Do this: Return only the lines from the top of the data down to the one that holds "['1.414', '4.243', '7.071', '9.899', '12.73', '15.56', '18.38']", both included, without any pictures.
***** Data extract
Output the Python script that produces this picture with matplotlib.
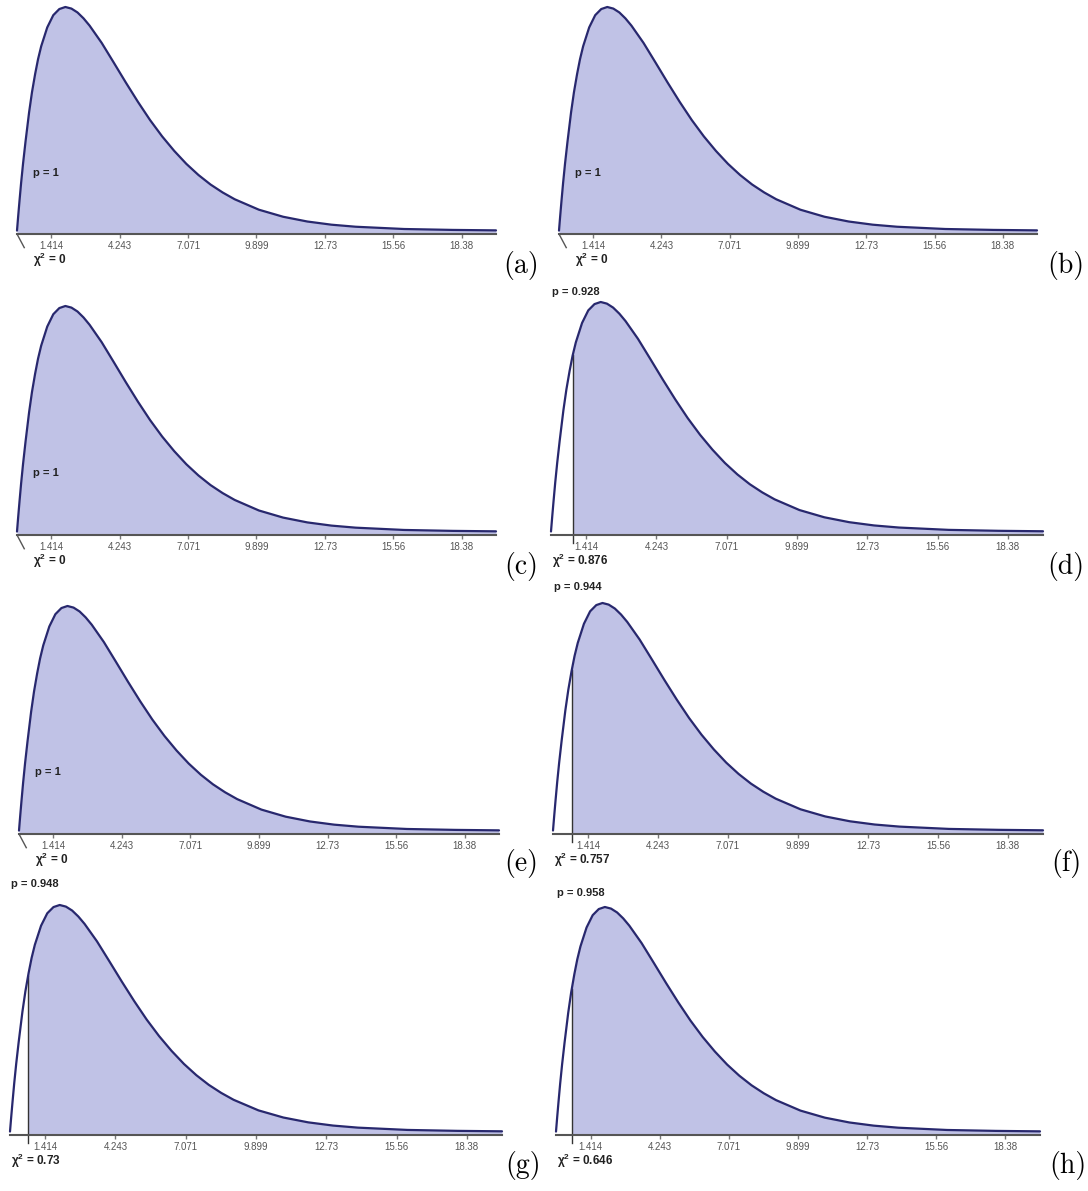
import numpy as np
import matplotlib
matplotlib.use('Agg')
import matplotlib.pyplot as plt

plt.rcParams['font.family'] = ['Liberation Sans', 'DejaVu Sans']
plt.rcParams['mathtext.fontset'] = 'custom'
plt.rcParams['mathtext.rm'] = 'Liberation Sans:bold'
plt.rcParams['mathtext.it'] = 'Liberation Sans:bold'
plt.rcParams['mathtext.bf'] = 'Liberation Sans:bold'

# curve height above the axis line (peak = 1); same curve in every panel
curve_x = [0, 0.05, 0.1, 0.17, 0.25, 0.35, 0.5, 0.62, 0.75, 0.87, 1.0, 1.25, 1.5, 1.75, 2.0,
           2.25, 2.5, 2.75, 3.0, 3.5, 4.0, 4.5, 5.0, 5.5, 6.0, 6.5, 7.0, 7.5, 8.0, 8.5, 9.0,
           10, 11, 12, 13, 14, 16, 18, 19.8]
curve_y = [0.015, 0.08, 0.142, 0.225, 0.31, 0.405, 0.536, 0.625, 0.705, 0.77, 0.827, 0.910,
           0.964, 0.991, 1.0, 0.993, 0.976, 0.950, 0.918, 0.842, 0.755, 0.667, 0.582, 0.502,
           0.430, 0.366, 0.309, 0.260, 0.218, 0.183, 0.153, 0.107, 0.076, 0.055, 0.041,
           0.032, 0.022, 0.018, 0.016]

tick_pos = [1.414, 4.243, 7.071, 9.899, 12.73, 15.56, 18.38]
tick_lbl = ['1.414', '4.243', '7.071', '9.899', '12.73', '15.56', '18.38']

tags = ['(a)', '(b)', '(c)', '(d)', '(e)', '(f)', '(g)', '(h)']
chi_vals = [0, 0, 0, 0.876, 0, 0.757, 0.73, 0.646]
chi_txt = ['0', '0', '0', '0.876', '0', '0.757', '0.73', '0.646']
p_txt = ['1', '1', '1', '0.928', '1', '0.944', '0.948', '0.958']

# panel boxes in pixels: left, right, top (peak), axis line
boxes = [(17, 496, 7, 234), (559, 1037, 7, 234),
         (17, 496, 306, 535), (551, 1043, 302, 535),
         (19, 499, 606, 834), (553, 1043, 603, 834),
         (10, 502, 905, 1135), (556, 1040, 907, 1135)]
p_dy = [0, 0, 0, 10, 0, 16, 21, 14]   # pixels of "p = ..." above the panel top
tag_xy = [(521, 266), (1066, 266), (521, 566), (1066, 566),
          (521, 864), (1066, 864), (523, 1166), (1068, 1166)]

W, H = 1088, 1191
fill_c = '#c0c2e6'
line_c = '#28286e'

fig = plt.figure(figsize=(W / 100, H / 100), dpi=100)
xs = np.array(curve_x)
ys = np.array(curve_y)

for i in range(8):
    l, r, t, b = boxes[i]
    ax = fig.add_axes([l / W, 1 - b / H, (r - l) / W, (b - t) / H])
    ax.set_xlim(0, 19.8)
    ax.set_ylim(0, 1)
    chi = chi_vals[i]
    if chi > 0:
        yc = np.interp(chi, xs, ys)
        fx = np.r_[chi, xs[xs > chi]]
        fy = np.r_[yc, ys[xs > chi]]
        ax.fill_between(fx, 0, fy, color=fill_c, lw=0)
        ax.plot([chi, chi], [-0.035, yc], color='#333333', lw=1, clip_on=False)
        ax.annotate('p = ' + p_txt[i], xy=(0, 1), xycoords='axes fraction',
                    xytext=(1, p_dy[i]), textcoords='offset pixels', ha='left', va='center',
                    fontsize=8, fontweight='bold', color='#222222', annotation_clip=False)
        cx = 0.05
    else:
        ax.fill_between(xs, 0, ys, color=fill_c, lw=0)
        ax.plot([0, 0.3], [0, -0.06], color='#555555', lw=1, clip_on=False)
        ax.text(0.66, 0.27, 'p = ' + p_txt[i], ha='left', va='center',
                fontsize=8, fontweight='bold', color='#222222')
        cx = 0.66
    ax.annotate('χ$^2$ = ' + chi_txt[i], xy=(cx, 0), xycoords='data',
                xytext=(0, -26), textcoords='offset pixels', ha='left', va='center',
                fontsize=8.5, fontweight='bold', color='#222222', annotation_clip=False)
    ax.plot(xs, ys, color=line_c, lw=1.6, clip_on=False, solid_capstyle='round')

    for s in ['top', 'right', 'left']:
        ax.spines[s].set_visible(False)
    ax.spines['bottom'].set_color('#555555')
    ax.spines['bottom'].set_linewidth(1.5)
    ax.set_yticks([])
    ax.set_xticks(tick_pos, tick_lbl)
    ax.tick_params(axis='x', length=3, width=1, color='#777777', labelsize=7,
                   labelcolor='#555555', pad=2)
    ax.patch.set_visible(False)

    fig.text(tag_xy[i][0] / W, 1 - tag_xy[i][1] / H, tags[i], family='cmr10',
             fontsize=20, ha='center', va='center')

fig.savefig('out.png', dpi=100)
**********
Response to the task:
Output the Python script that produces this picture with matplotlib.
import numpy as np
import matplotlib
matplotlib.use('Agg')
import matplotlib.pyplot as plt

plt.rcParams['font.family'] = ['Liberation Sans', 'DejaVu Sans']
plt.rcParams['mathtext.fontset'] = 'custom'
plt.rcParams['mathtext.rm'] = 'Liberation Sans:bold'
plt.rcParams['mathtext.it'] = 'Liberation Sans:bold'
plt.rcParams['mathtext.bf'] = 'Liberation Sans:bold'

# curve height above the axis line (peak = 1); same curve in every panel
curve_x = [0, 0.05, 0.1, 0.17, 0.25, 0.35, 0.5, 0.62, 0.75, 0.87, 1.0, 1.25, 1.5, 1.75, 2.0,
           2.25, 2.5, 2.75, 3.0, 3.5, 4.0, 4.5, 5.0, 5.5, 6.0, 6.5, 7.0, 7.5, 8.0, 8.5, 9.0,
           10, 11, 12, 13, 14, 16, 18, 19.8]
curve_y = [0.015, 0.08, 0.142, 0.225, 0.31, 0.405, 0.536, 0.625, 0.705, 0.77, 0.827, 0.910,
           0.964, 0.991, 1.0, 0.993, 0.976, 0.950, 0.918, 0.842, 0.755, 0.667, 0.582, 0.502,
           0.430, 0.366, 0.309, 0.260, 0.218, 0.183, 0.153, 0.107, 0.076, 0.055, 0.041,
           0.032, 0.022, 0.018, 0.016]

tick_pos = [1.414, 4.243, 7.071, 9.899, 12.73, 15.56, 18.38]
tick_lbl = ['1.414', '4.243', '7.071', '9.899', '12.73', '15.56', '18.38']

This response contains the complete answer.